LEDGERWOOD: So they were all friends, I didn't know that.

PETTY: They were very close friends, and Kim was just kind of hanging out with her, I wouldn't say sidekick, but she was a pal of hers who was sort of in the shadows at that time.

LEDGERWOOD: Were your parents protective of you in that way?

PETTY: I think my dad saw himself as a family man, somebody that had a child the year he got a record deal and moved out to California with 12-plus dependents. He was 22 and felt a great deal of pressure to support all of the people that believed in him. What he was doing was based on a work ethic, and a focus on quality. I wasn't given the sense that celebrity, or fame, or any of that, was something to be impressed by, or to seek out. It was always impressed upon me that making something well crafted, something respected, was the most important thing to do with your life, and I've tried to do that where I can in my field.

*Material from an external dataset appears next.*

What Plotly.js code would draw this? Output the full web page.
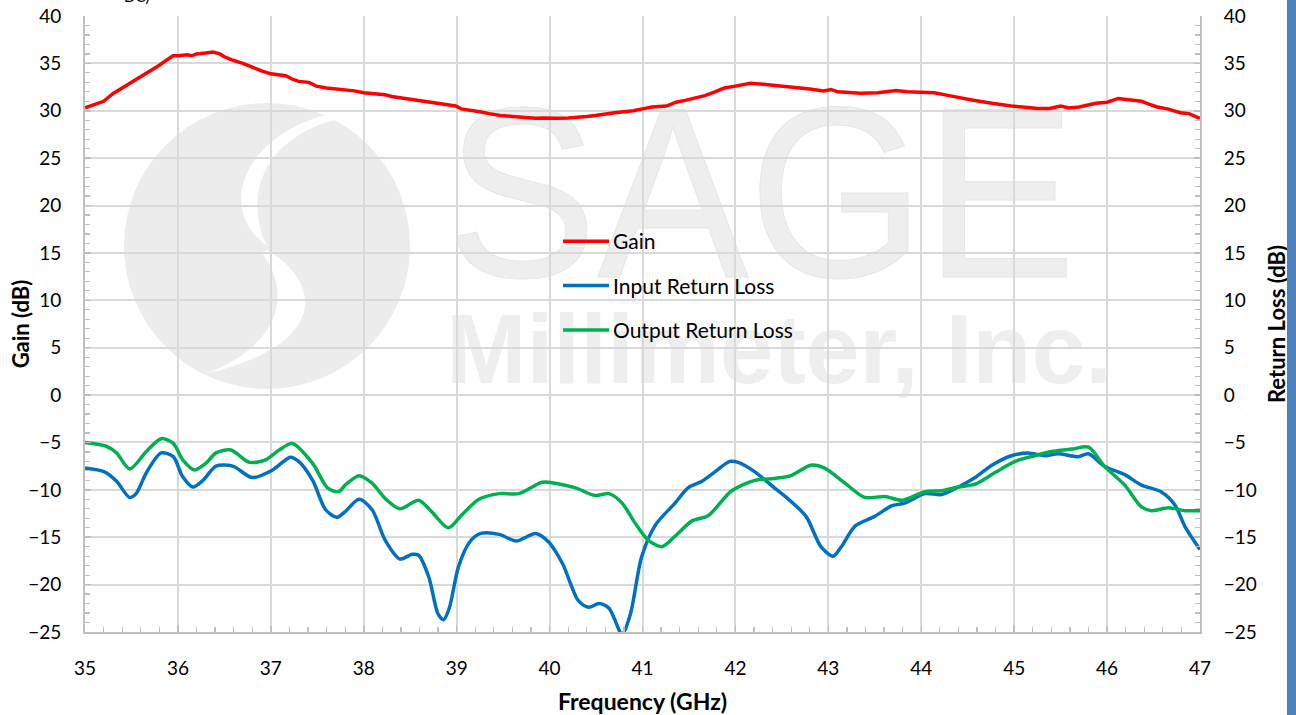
<!DOCTYPE html>
<html>
<head>
<meta charset="utf-8">
<script src="https://cdn.plot.ly/plotly-3.0.1.min.js"></script>
<style>
  html, body { margin:0; padding:0; background:#ffffff; overflow:hidden; }
  #wrap { position:relative; width:1296px; height:715px; }
  #bg { position:absolute; left:0; top:0; width:1296px; height:715px; z-index:0; }
  #chart { position:absolute; left:0; top:0; width:1296px; height:715px; z-index:1; }
  #bar { position:absolute; left:1287px; top:0; width:9px; height:715px; background:#4f81bd; z-index:2; }
  #cut { position:absolute; left:124px; top:-13px; font-family:Lato, sans-serif; font-size:15px; color:#000; z-index:2; }
</style>
</head>
<body>
<div id="wrap">
  <svg id="bg" width="1296" height="715" xmlns="http://www.w3.org/2000/svg">
    <circle cx="267" cy="246" r="143" fill="#ececec"/>
    <path d="M330,114 C 250,132 212,205 267,246 C 246,205 255,140 338,119 Z" fill="#ffffff"/>
    <path d="M267,250 C 322,282 330,345 205,374 C 282,345 292,292 262,253 Z" fill="#ffffff"/>
    <text x="446" y="277" font-family="Liberation Sans, Arial, sans-serif" font-size="244" fill="#eeeeee" stroke="#e6e6e6" stroke-width="1" textLength="630" lengthAdjust="spacingAndGlyphs">SAGE</text>
    <text x="446" y="383" font-family="Liberation Sans, Arial, sans-serif" font-weight="bold" font-size="98" fill="#eeeeee" textLength="666" lengthAdjust="spacingAndGlyphs">Millimeter, Inc.</text>
  </svg>
  <div id="cut">DC)</div>
  <div id="chart"></div>
  <div id="bar"></div>
</div>
<script>
// Gain (dB) vs frequency (GHz)
const gainFreq = [35.0,35.1,35.2,35.3,35.4,35.5,35.6,35.7,35.8,35.9,35.95,36.0,36.1,36.15,36.2,36.3,36.38,36.45,36.5,36.6,36.7,36.8,36.9,37.0,37.1,37.16,37.24,37.3,37.41,37.49,37.6,37.7,37.82,37.9,38.0,38.1,38.23,38.3,38.44,38.6,38.75,38.89,38.99,39.05,39.14,39.25,39.35,39.47,39.6,39.75,39.85,39.95,40.08,40.2,40.3,40.4,40.49,40.6,40.7,40.8,40.9,41.0,41.1,41.26,41.36,41.46,41.57,41.67,41.78,41.88,42.0,42.16,42.3,42.5,42.65,42.8,42.95,43.03,43.1,43.2,43.35,43.53,43.73,43.85,44.0,44.14,44.3,44.45,44.56,44.76,44.97,45.15,45.25,45.38,45.5,45.59,45.7,45.88,46.0,46.12,46.2,46.3,46.37,46.45,46.54,46.65,46.79,46.88,47.0];
const gainDb   = [30.3,30.7,31.0,31.8,32.4,32.9,33.6,34.2,34.8,35.5,35.8,35.8,35.9,35.8,36.0,36.1,36.2,36.0,35.7,35.3,35.0,34.6,34.2,33.9,33.8,33.7,33.3,33.1,33.0,32.6,32.4,32.3,32.25,32.1,31.9,31.8,31.7,31.5,31.3,31.0,30.8,30.6,30.5,30.2,30.1,29.9,29.7,29.5,29.4,29.3,29.2,29.25,29.2,29.25,29.3,29.4,29.5,29.7,29.8,29.9,30.0,30.2,30.4,30.5,30.9,31.1,31.4,31.6,32.0,32.4,32.6,32.9,32.8,32.6,32.5,32.3,32.1,32.25,32.0,31.95,31.85,31.9,32.15,32.0,31.95,31.9,31.6,31.3,31.1,30.8,30.5,30.35,30.25,30.25,30.5,30.3,30.4,30.8,30.9,31.3,31.2,31.1,31.0,30.7,30.4,30.2,29.8,29.7,29.2];

// Input return loss (dB)
const inFreq = [35.0,35.21,35.34,35.48,35.55,35.66,35.82,35.95,36.05,36.16,36.27,36.41,36.59,36.8,37.02,37.21,37.3,37.45,37.59,37.71,37.8,37.95,38.09,38.23,38.39,38.52,38.59,38.7,38.8,38.86,38.92,39.02,39.14,39.26,39.46,39.64,39.85,39.99,40.14,40.31,40.42,40.53,40.64,40.78,40.87,40.99,41.14,41.35,41.49,41.64,41.78,41.94,42.03,42.21,42.42,42.56,42.76,42.92,43.05,43.14,43.29,43.5,43.68,43.82,44.04,44.22,44.4,44.58,44.76,44.97,45.15,45.33,45.47,45.69,45.8,45.97,46.19,46.37,46.58,46.73,46.84,47.0];
const inDb   = [-7.7,-8.1,-9.1,-10.8,-10.4,-8.2,-6.1,-6.5,-8.6,-9.7,-9.0,-7.5,-7.5,-8.7,-7.9,-6.55,-7.0,-9.0,-12.1,-12.9,-12.3,-11.0,-12.1,-15.3,-17.3,-16.8,-16.9,-19.2,-23.1,-23.7,-22.5,-18.1,-15.5,-14.6,-14.7,-15.4,-14.6,-15.5,-17.8,-21.7,-22.4,-22.0,-22.5,-25.2,-23.1,-17.1,-13.7,-11.4,-9.8,-9.1,-8.1,-7.0,-7.1,-8.1,-9.8,-10.9,-12.8,-16.0,-17.0,-16.0,-13.8,-12.8,-11.7,-11.4,-10.4,-10.5,-9.7,-8.7,-7.4,-6.4,-6.1,-6.4,-6.2,-6.5,-6.2,-7.5,-8.4,-9.5,-10.2,-11.6,-13.9,-16.3];

// Output return loss (dB)
const outFreq = [35.0,35.23,35.34,35.48,35.66,35.82,35.95,36.05,36.18,36.3,36.41,36.57,36.77,36.95,37.09,37.23,37.45,37.61,37.73,37.8,37.95,38.09,38.23,38.39,38.59,38.73,38.91,39.05,39.24,39.46,39.67,39.92,40.06,40.28,40.49,40.64,40.78,40.92,41.06,41.21,41.35,41.53,41.71,41.96,42.21,42.42,42.6,42.81,42.96,43.18,43.39,43.61,43.79,44.04,44.22,44.4,44.58,44.79,45.01,45.22,45.4,45.62,45.8,45.97,46.19,46.37,46.48,46.66,46.84,47.0];
const outDb   = [-5.0,-5.4,-6.1,-7.8,-5.95,-4.6,-5.1,-6.8,-7.9,-7.2,-6.1,-5.8,-7.1,-6.8,-5.8,-5.1,-7.2,-9.8,-10.2,-9.5,-8.5,-9.3,-10.9,-12.0,-11.1,-12.3,-14.0,-12.7,-11.0,-10.4,-10.4,-9.2,-9.3,-9.8,-10.6,-10.4,-11.4,-13.5,-15.3,-16.0,-14.9,-13.3,-12.7,-10.1,-9.0,-8.8,-8.5,-7.4,-7.7,-9.3,-10.8,-10.7,-11.1,-10.2,-10.1,-9.7,-9.4,-8.2,-7.0,-6.4,-5.95,-5.7,-5.5,-7.5,-9.5,-11.8,-12.2,-11.9,-12.2,-12.2];

const seriesNames = ['Gain', 'Input Return Loss', 'Output Return Loss'];
const xTitle = 'Frequency (GHz)';
const yTitle = 'Gain (dB)';
const y2Title = 'Return Loss (dB)';

const FONT = 'Lato, "Open Sans", sans-serif';
const gridC = '#d9d9d9';
const lineC = '#bfbfbf';

const traces = [
  { x: gainFreq, y: gainDb, name: seriesNames[0], type: 'scatter', mode: 'lines',
    line: { color: '#ff0000', width: 3.5 }, legendgroup: 'g1', yaxis: 'y' },
  { x: inFreq, y: inDb, name: seriesNames[1], type: 'scatter', mode: 'lines',
    line: { color: '#0070c0', width: 3.5, shape: 'spline', smoothing: 0.8 }, legendgroup: 'g2', yaxis: 'y2' },
  { x: outFreq, y: outDb, name: seriesNames[2], type: 'scatter', mode: 'lines',
    line: { color: '#00b050', width: 3.5, shape: 'spline', smoothing: 0.8 }, legendgroup: 'g3', yaxis: 'y2' }
];

const yCommon = {
  range: [-25, 40], dtick: 5, tick0: 0,
  showline: true, linecolor: lineC, linewidth: 2,
  ticks: 'inside', ticklen: 6, tickcolor: lineC, tickwidth: 1.5,
  minor: { dtick: 1, ticks: 'inside', ticklen: 5, tickcolor: lineC, tickwidth: 1.2, showgrid: false },
  tickfont: { family: FONT, size: 19, color: '#000' },
  zeroline: false, ticklabelstandoff: 18
};

const layout = {
  width: 1296, height: 715,
  margin: { l: 85, r: 96, t: 16, b: 83, pad: 0 },
  paper_bgcolor: 'rgba(0,0,0,0)',
  plot_bgcolor: 'rgba(0,0,0,0)',
  font: { family: FONT, color: '#000' },
  showlegend: true,
  legend: {
    x: 0.4287, y: 0.667, xanchor: 'left', yanchor: 'top',
    bgcolor: 'rgba(0,0,0,0)', borderwidth: 0,
    font: { family: FONT, size: 21, color: '#000' },
    tracegroupgap: 14, traceorder: 'grouped', itemwidth: 40
  },
  xaxis: {
    range: [35, 47], dtick: 1, tick0: 35,
    showgrid: true, gridcolor: gridC, gridwidth: 2,
    showline: true, linecolor: lineC, linewidth: 2,
    ticks: 'inside', ticklen: 6, tickcolor: lineC, tickwidth: 1.5,
    minor: { dtick: 0.2, ticks: 'inside', ticklen: 5, tickcolor: lineC, tickwidth: 1.2, showgrid: false },
    tickfont: { family: FONT, size: 19, color: '#000' },
    ticklabelstandoff: 18, zeroline: false,
    title: { text: xTitle, font: { family: FONT, size: 23, color: '#000', weight: 'bold' }, standoff: 18 }
  },
  yaxis: Object.assign({}, yCommon, {
    showgrid: true, gridcolor: gridC, gridwidth: 2,
    title: { text: yTitle, font: { family: FONT, size: 22, color: '#000', weight: 'bold' }, standoff: 0 }
  }),
  yaxis2: Object.assign({}, yCommon, {
    overlaying: 'y', side: 'right', showgrid: false,
    title: { text: y2Title, font: { family: FONT, size: 22, color: '#000', weight: 'bold' }, standoff: 14 }
  })
};

function fixLegendLines(gd) {
  gd.querySelectorAll('.legend .traces').forEach(function (item) {
    var t = item.querySelector('.legendtext');
    var p = item.querySelector('.legendlines path');
    if (!t || !p) return;
    var tx = parseFloat(t.getAttribute('x')) || 40;
    p.setAttribute('d', 'M' + (tx - 57) + ',0h53');
  });
  var yt = gd.querySelector('.ytitle');
  if (yt && !yt.getAttribute('data-shifted')) {
    yt.setAttribute('transform', 'translate(7,0) ' + (yt.getAttribute('transform') || ''));
    yt.setAttribute('data-shifted', '1');
  }
}

Plotly.newPlot('chart', traces, layout, { staticPlot: true, displayModeBar: false }).then(function (gd) {
  fixLegendLines(gd);
  setTimeout(function () { fixLegendLines(gd); }, 50);
  setTimeout(function () { fixLegendLines(gd); }, 400);
});
</script>
</body>
</html>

LEDGERWOOD: I read that your dad met Elvis as young boy and was inspired to become a musician.

PETTY: Yeah, my dad and I had that conversation the other night, and he admitted that he knew he loved music way before he met Elvis. As a very young person, he was almost too obsessed with records and 45s. It's really adorable to hear him talk about how he would sneak into his neighbors' house and steal 45s and play them, and then sneak them back before anyone noticed. [laughs] He was very determined to get his hands on music.

LEDGERWOOD: It feels like you and Regina are kindred spirits. Can you tell us about "All the Row Boats," another video you've been nominated for?

PETTY: "All The Row Boats" was about getting us all together in a black box and being able to collaborate in total comfort, no attachment to a label, nothing fancy, really no budget, and just create together and just connect with her song. I don't mean to sound cheesy, but I feel like she is a gift from god to me as an artist. We're so close and constantly motivating and pushing each other. Even when we made videos for two dollars rubbed together in my driveway, or in my little studio in Venice shooting through a jar of water or something, we made videos that hopefully let you in on our delight. She's helped shape who I am as an artist.


THE MTV MUSIC VIDEO AWARDS AIR TONIGHT, SEPTEMBER 6, ON MTV.